Crónicas do Brasil | 25-03-2016 11:49

O tesouro de casa madre

O título aí em cima e uma referência a O tesouro de Sierra Madre, filme de John Houston estrelado por Humphey Bogart (em Portugal: O tesouro da Sierra Madre).

O título aí em cima e uma referência a O tesouro de Sierra Madre, filme de John Houston estrelado por Humphey Bogart (em Portugal: O tesouro da Sierra Madre). Faroeste clássico, ele não tem nada a ver com o assunto da crônica a não ser pelo fato de também aqui haver um tesouro em jogo. Foi o bastante para associarmos o tesouro da película ao desta crônica, substituindo a sierra madre pela casa madre – a casa materna, naturalmente, em Januária (Minas Gerais), de onde este cronista saiu aos vinte e poucos anos de idade.

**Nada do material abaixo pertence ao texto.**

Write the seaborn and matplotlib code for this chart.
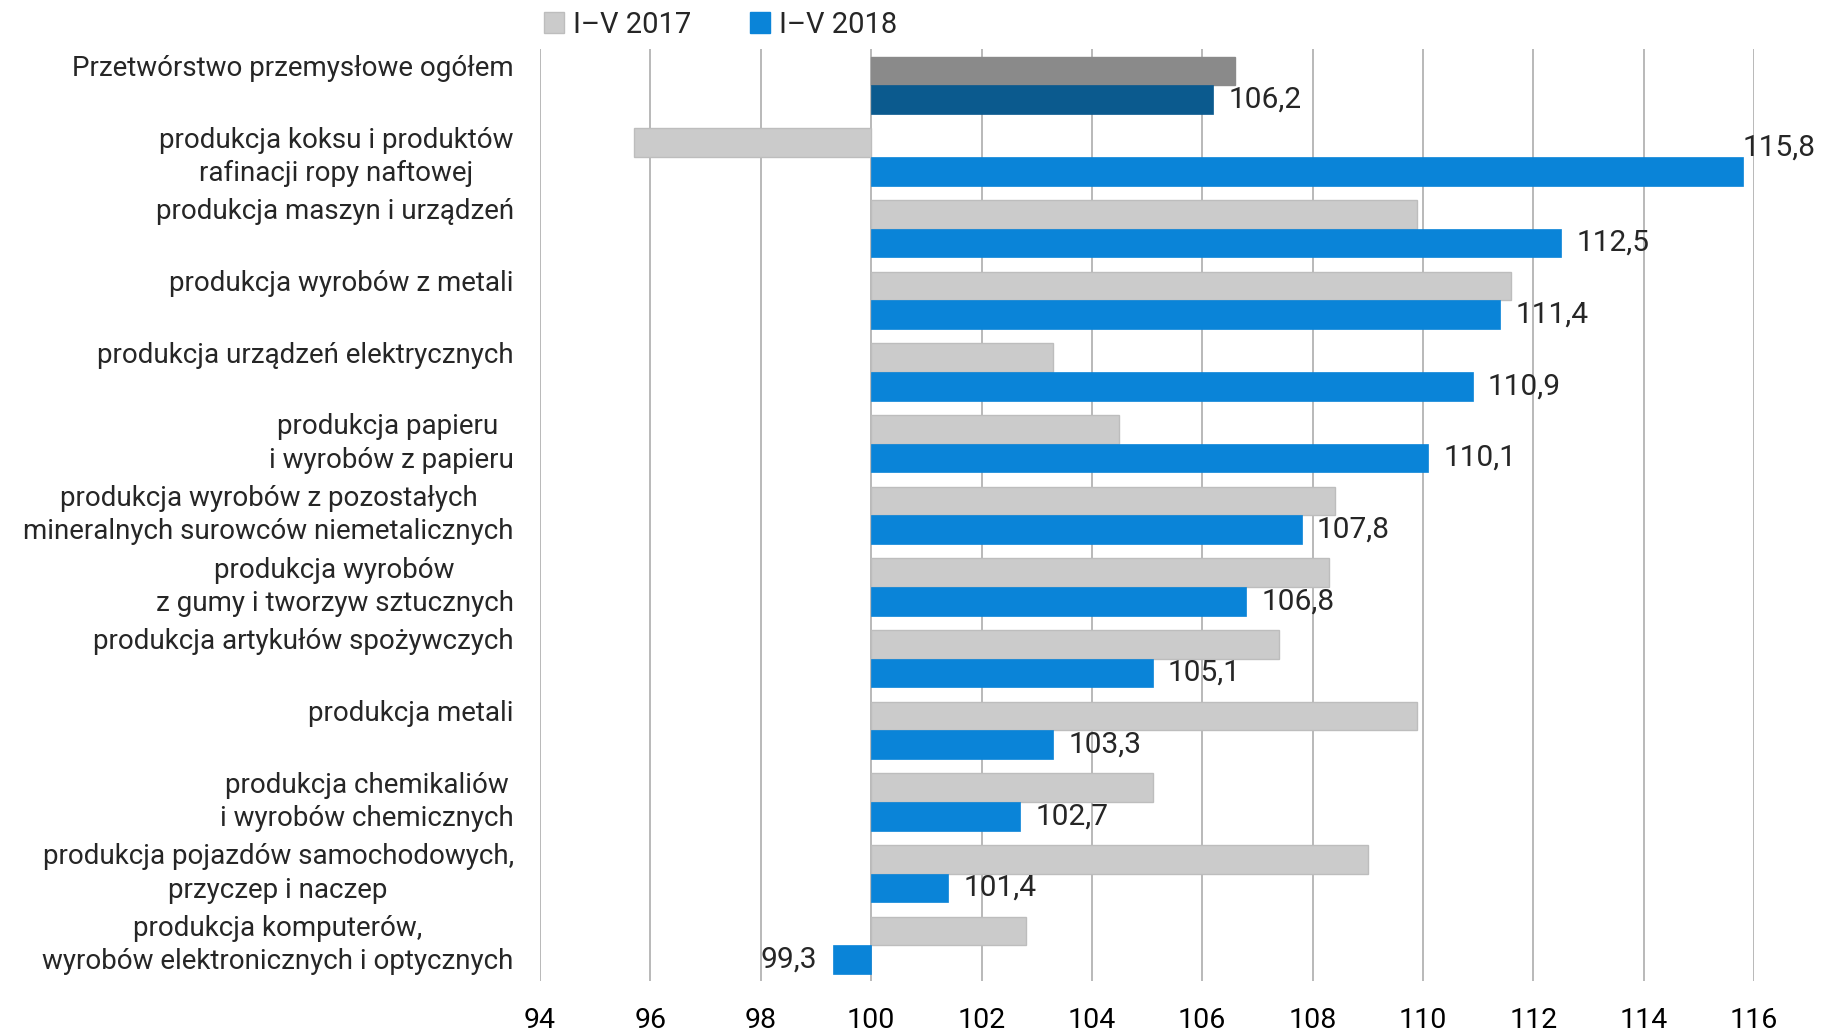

É possível que isto, matéria de memória, pudesse render mais que um texto breve. O menino e, depois, o adolescente que viveu naquela casa – síntese ideal das outras duas ou três casas anteriores onde a família morou – estava, naquela idade, inteiramente convencido de que seria pintor. Não tendo na cidade escola de arte, teve de se virar como pôde, aprendendo com os chamados grandes mestres, em fascículos e livros de arte. Para treinar o traço e aprender um pouco de composição e anatomia, desenhava tudo o que o impressionava – as figuras dantescas de Michelangelo na Capela Sistina, o David, a Mona Lisa, retratos de damas por Thomas Gainsborough e Ingres, telas líricas do maneirista François Boucher, ou quadros ensolarados de temas populares do espanhol Bartolomé Esteban Murillo.

O menino – e, depois, o adolescente e o homem feito – não ignorava estar em marcha, havia mais de cem anos, mais uma das ininterruptas revoluções na arte: conhecia os impressionistas, os cubistas, admirava Picasso etc. Todavia, por alguma razão, simples intuição talvez, ele achava que devia começar do começo: primeiro aprender a desenhar, tentar construir sua catedralzinha para, se fosse o caso, a demolir depois. Essa incursão pela arte do passado e de um mundo que não era o seu, não significava preferência por uma escola ou tendência: ele apenas usava como referência ou como modelo o que tinha mais à mão. Tampouco significava alheamento à realidade local, com seus cenários e personagens característicos: o sonhador-aprendiz saía, muitas vezes, com o seu bloco, um ou dois lápis 6b em punho, e desenhava o que lhe chamava a atenção na cidade e arredores – em especial, pescadores e mulheres que trabalham pela beira do rio São Francisco.

Só deixou a casa madre muito tarde, aos 23 anos de idade, quando já havia produzido considerável quantidade de desenhos próprios e uma infinidade de cópias. Tampouco havia no comércio local onde adquirir uma pasta para guardar adequadamente o acervo, onde havia desenhos de grandes dimensões. Então fez ele mesmo uma enorme pasta de papelão forrado com napa impermeável, costurada com agulha de fechar saco de estopa.

Quando você se dá conta, o tempo passou. Ao longo de mais de trinta anos de visitas periódicas a casa madre, viu – e quase nunca abriu – a pasta guardada sobre o armário no quarto onde dormia. Sim, a pasta, carinhosamente conservada pela mãe, foi aberta pouquíssimas vezes por uma razão muito simples: porque doía. Assim foi, assim será. Quando você abre os olhos, a guardiã da pasta já se foi, partiu ao encontro de Deus, e a casa madre, antes cheia de vida e de risos, está vazia. Mais do que isto, virou espólio, e será posta à venda. A uma irmã, que passava pela cidade, ele manda um apelo por WhatZap – que traga sua pasta, pelo amor de Deus. Mas o carro já vinha cheio, e a pasta é grande e pesada. Foi quando se lembrou do clássico de John Houston. Ele ainda não sabia, mas a pasta se tornou, de repente, um tesouro à espera de resgate na casa madre. Pouco importa se os desenhos têm ou não qualidade, para ele são um valioso tesouro da memória à espera de um lugar na sua posteridade provisória.